5. Have results been generated for all pertinent soil structures?

Gradient Control Wire Modeling 

6. Have inductive and conductive components been correctly added together:

1. general approach
2. correct phase angles

7. Have MALZ tower/pole ground resistance and SPLITS tower/pole ground resistance been properly reconciled?
8. Has sufficient length of pipeline been modeled to represent remote grounding?
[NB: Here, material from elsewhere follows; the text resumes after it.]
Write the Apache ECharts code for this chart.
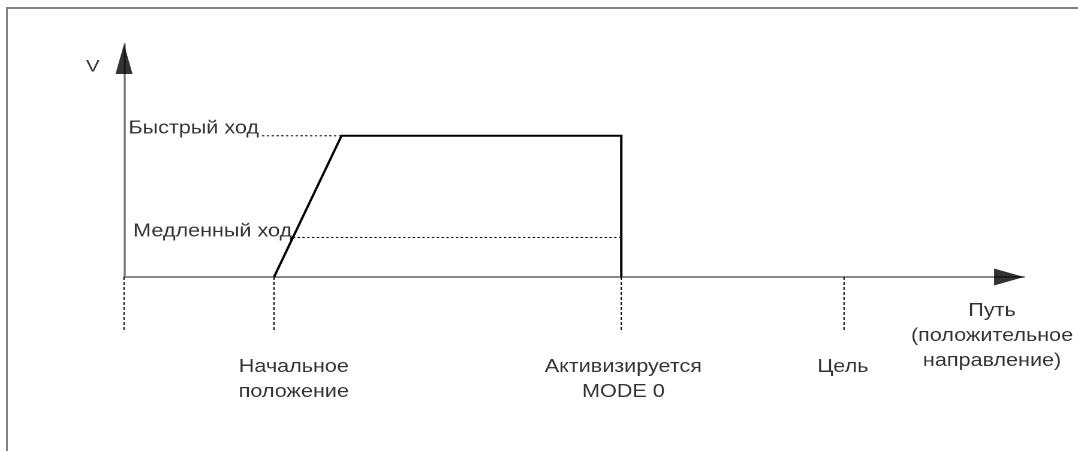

Gradient Control Grid Modeling 

9. Have inductive and conductive components been correctly added together:
1. general approach
2. correct phase angles
10. Have MALZ tower/pole ground resistance and SPLITS tower/pole ground resistance been properly reconciled?
11. Have any gradient control wires located under the grid been included in the model up to a distance of at least 10 grid dimensions from the grid, in both directions?
12. Are point spacings small enough (i.e., at most 0.5 m)? Do they extend at least 2 m outside gradient control mats for step voltage calculations?

DESIGN CRITERIA 

1. Do the computed coating stress voltages meet the design limit?
2. Do the computed touch and step voltages at exposed pipeline appurtenances meet the safety limits during load and fault conditions?

SAFETY CALCULATION 

1. Has this been carried out based on ANSI/IEEE Standard 80-2000, with the decrement factor (for the asymmetrical component) accounted for?
2. In the choice of the native soil resistivity near the surface, has allowance been made for wet conditions? Check soil models at depths up to 2-3 feet for the lowest layer resistivities found.
3. Has the back-up fault clearing time been used and have automatic re-closures been accounted for?

CHECKLIST 

1. Data required for review has been supplied.
2. Computer model described in report reflects data supplied.
3. Assumptions and approximations made are conservative.
4. Analysis and design approaches are sound.
5. Numerical results of study are reasonable and match results of spot-checks.
6. Study is complete.
7. Proposed mitigation is satisfactory.